ARIA faculty members have been awarded several federal grants to help further their research. Read about some of our recently funded grants.
Drs. Todd Freeborn and Patricia Parmelee
Project title: “Electrical Impedance-Based Wearable Device for Monitoring Inflammation in Knee Osteoarthritis”
Mechanism: R21 funded by the National Institute of Health
Description: Osteoarthritis (OA) is the most common chronic illness and the leading cause of pain and disability among older adults. As the population ages, prevalence of OA is rising sharply; this, in turn, portends rising rates of disability and health care costs. Inflammation of the joint space is clearly associated with OA pain and stiffness, disability, and progression of the disease. However, there are currently no feasible methods for ambulatory monitoring of joint inflammation. This project therefore will develop and test a wearable device using bio-impedance (electrical resistance) to assess inflammation of the knee joint among persons with knee OA. By clarifying how localized impedance changes are associated with short-term changes in pain and other OA symptoms, this research will lay a foundation for improved management of this very common and disabling condition.
Dr. Rebecca Allen
Project title: “Deep South Comprehensive Graduate Psychology Training Pipeline: Substance and Opioid Use (SUD/OUD) Assessment and Brief Treatment”

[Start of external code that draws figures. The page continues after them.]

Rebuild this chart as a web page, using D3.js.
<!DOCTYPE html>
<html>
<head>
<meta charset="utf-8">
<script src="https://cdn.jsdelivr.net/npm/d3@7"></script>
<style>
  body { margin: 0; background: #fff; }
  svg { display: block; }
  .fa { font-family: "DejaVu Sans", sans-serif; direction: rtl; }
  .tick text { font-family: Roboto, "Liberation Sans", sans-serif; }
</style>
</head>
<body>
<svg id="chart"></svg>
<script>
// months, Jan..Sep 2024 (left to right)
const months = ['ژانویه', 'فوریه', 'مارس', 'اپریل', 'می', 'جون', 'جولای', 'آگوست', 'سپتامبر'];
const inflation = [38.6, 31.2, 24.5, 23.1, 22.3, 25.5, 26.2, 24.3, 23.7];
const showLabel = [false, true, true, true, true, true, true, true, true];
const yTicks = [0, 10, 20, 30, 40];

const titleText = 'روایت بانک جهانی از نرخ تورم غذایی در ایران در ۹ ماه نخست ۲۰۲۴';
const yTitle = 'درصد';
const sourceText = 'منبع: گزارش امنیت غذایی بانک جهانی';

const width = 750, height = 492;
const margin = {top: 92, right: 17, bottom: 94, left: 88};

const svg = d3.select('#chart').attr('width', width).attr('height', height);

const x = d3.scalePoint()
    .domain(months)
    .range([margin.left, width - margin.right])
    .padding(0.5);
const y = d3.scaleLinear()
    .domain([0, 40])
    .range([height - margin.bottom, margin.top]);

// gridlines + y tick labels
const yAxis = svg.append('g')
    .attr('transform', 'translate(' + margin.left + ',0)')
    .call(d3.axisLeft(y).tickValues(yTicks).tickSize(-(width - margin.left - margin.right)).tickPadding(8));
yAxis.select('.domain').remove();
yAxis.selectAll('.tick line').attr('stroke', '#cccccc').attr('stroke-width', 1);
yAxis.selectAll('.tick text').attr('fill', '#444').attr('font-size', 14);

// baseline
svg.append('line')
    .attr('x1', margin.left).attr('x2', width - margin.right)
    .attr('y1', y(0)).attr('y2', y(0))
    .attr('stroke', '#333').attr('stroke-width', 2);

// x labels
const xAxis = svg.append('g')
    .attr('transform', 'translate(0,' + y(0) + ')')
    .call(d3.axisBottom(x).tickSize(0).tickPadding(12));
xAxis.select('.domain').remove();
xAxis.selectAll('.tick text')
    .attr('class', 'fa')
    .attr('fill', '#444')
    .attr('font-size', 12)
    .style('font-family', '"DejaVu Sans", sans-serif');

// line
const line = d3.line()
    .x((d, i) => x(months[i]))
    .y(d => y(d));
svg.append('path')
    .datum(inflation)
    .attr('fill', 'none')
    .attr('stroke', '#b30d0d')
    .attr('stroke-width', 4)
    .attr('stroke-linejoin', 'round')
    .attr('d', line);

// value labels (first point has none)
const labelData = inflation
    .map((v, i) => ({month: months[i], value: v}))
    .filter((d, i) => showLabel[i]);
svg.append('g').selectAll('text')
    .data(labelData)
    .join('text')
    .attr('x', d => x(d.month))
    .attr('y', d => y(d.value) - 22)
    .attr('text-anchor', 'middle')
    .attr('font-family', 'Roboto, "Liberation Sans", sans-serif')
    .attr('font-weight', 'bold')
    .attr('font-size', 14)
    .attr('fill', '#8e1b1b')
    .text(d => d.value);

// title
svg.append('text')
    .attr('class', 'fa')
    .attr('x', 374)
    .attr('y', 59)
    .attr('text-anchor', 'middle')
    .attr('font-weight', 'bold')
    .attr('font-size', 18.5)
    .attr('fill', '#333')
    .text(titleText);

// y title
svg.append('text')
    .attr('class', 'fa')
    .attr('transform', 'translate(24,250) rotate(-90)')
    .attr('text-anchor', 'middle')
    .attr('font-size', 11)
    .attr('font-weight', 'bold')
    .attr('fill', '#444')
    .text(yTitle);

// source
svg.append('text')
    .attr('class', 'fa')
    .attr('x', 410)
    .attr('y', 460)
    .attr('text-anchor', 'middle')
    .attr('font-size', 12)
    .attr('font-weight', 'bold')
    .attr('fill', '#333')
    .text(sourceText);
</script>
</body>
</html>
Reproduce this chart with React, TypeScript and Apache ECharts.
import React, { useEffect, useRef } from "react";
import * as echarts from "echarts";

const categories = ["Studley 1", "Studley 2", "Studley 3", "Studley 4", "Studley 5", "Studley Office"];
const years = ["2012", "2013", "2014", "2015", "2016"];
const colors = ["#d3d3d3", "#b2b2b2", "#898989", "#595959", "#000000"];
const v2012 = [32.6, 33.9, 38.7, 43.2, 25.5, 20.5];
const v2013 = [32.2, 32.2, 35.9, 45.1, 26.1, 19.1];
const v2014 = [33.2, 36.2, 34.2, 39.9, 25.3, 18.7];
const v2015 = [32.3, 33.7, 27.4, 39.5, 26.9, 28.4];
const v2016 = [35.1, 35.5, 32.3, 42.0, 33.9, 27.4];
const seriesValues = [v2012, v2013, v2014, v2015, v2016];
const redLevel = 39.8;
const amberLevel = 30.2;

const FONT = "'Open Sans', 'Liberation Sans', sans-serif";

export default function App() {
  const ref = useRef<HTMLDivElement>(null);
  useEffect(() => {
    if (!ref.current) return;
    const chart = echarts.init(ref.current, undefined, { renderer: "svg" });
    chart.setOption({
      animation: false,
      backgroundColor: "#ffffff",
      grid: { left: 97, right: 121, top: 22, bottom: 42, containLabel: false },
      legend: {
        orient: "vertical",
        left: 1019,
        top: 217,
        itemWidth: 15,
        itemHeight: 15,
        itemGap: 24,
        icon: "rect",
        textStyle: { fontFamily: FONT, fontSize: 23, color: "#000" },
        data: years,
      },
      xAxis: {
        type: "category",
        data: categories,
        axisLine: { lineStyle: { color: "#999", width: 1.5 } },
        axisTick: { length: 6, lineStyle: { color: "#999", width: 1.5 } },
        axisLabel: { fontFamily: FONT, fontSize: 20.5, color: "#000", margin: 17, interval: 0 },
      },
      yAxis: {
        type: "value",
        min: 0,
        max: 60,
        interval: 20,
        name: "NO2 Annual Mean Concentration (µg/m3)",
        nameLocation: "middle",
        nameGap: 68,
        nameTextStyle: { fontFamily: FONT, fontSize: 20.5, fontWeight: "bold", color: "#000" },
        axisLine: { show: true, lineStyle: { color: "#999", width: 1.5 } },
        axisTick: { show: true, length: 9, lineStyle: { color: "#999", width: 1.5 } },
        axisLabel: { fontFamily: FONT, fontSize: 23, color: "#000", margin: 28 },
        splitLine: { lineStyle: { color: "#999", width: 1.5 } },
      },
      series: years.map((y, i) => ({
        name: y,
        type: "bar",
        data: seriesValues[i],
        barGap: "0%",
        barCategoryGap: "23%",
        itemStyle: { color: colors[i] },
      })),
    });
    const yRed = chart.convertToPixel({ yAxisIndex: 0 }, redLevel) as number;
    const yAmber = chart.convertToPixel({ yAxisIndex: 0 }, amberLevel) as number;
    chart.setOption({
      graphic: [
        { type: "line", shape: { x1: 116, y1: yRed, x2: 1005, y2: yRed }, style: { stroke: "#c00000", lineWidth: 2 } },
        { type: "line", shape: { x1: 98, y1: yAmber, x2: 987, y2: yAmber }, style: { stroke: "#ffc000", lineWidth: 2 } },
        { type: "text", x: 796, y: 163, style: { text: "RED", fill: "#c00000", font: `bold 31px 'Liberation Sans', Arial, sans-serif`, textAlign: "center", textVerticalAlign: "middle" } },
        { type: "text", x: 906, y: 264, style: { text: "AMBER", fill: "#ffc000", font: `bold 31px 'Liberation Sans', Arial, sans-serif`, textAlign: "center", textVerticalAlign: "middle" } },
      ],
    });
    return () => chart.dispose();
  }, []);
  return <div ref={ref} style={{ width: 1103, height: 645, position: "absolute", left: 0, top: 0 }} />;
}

Description: The purpose is to address the mental health provider shortage in West Alabama with a focus on SUD/OUD by expanding and enhancing integrated, interprofessional behavioral health training within the clinical psychology graduate training program at UA. Our diverse interprofessional training team will develop new practicum experiences based in primary medical care settings focused on assessment, treatment and prevention of SUD/OUD in two rural medical clinics and an urban federally qualified health center (FQHC).
Dr. Lynn Snow
Project title: “ Enhancing Sleep Quality for Nursing Home Residents with Dementia: Pragmatic Trial of an Evidence-Based Frontline Huddling Program”
Mechanism: R61/R33 funded by the National Institute of Health
Description: This study will improve clinical outcomes for an important, growing, and vulnerable population—nursing home (NH) residents with Alzheimer’s disease or related dementias (ADRDs)—by implementing an evidence-based intervention (LOCK) to improve these residents’ sleep. It will also significantly increase our understanding of how to implement and sustain nursing home interventions.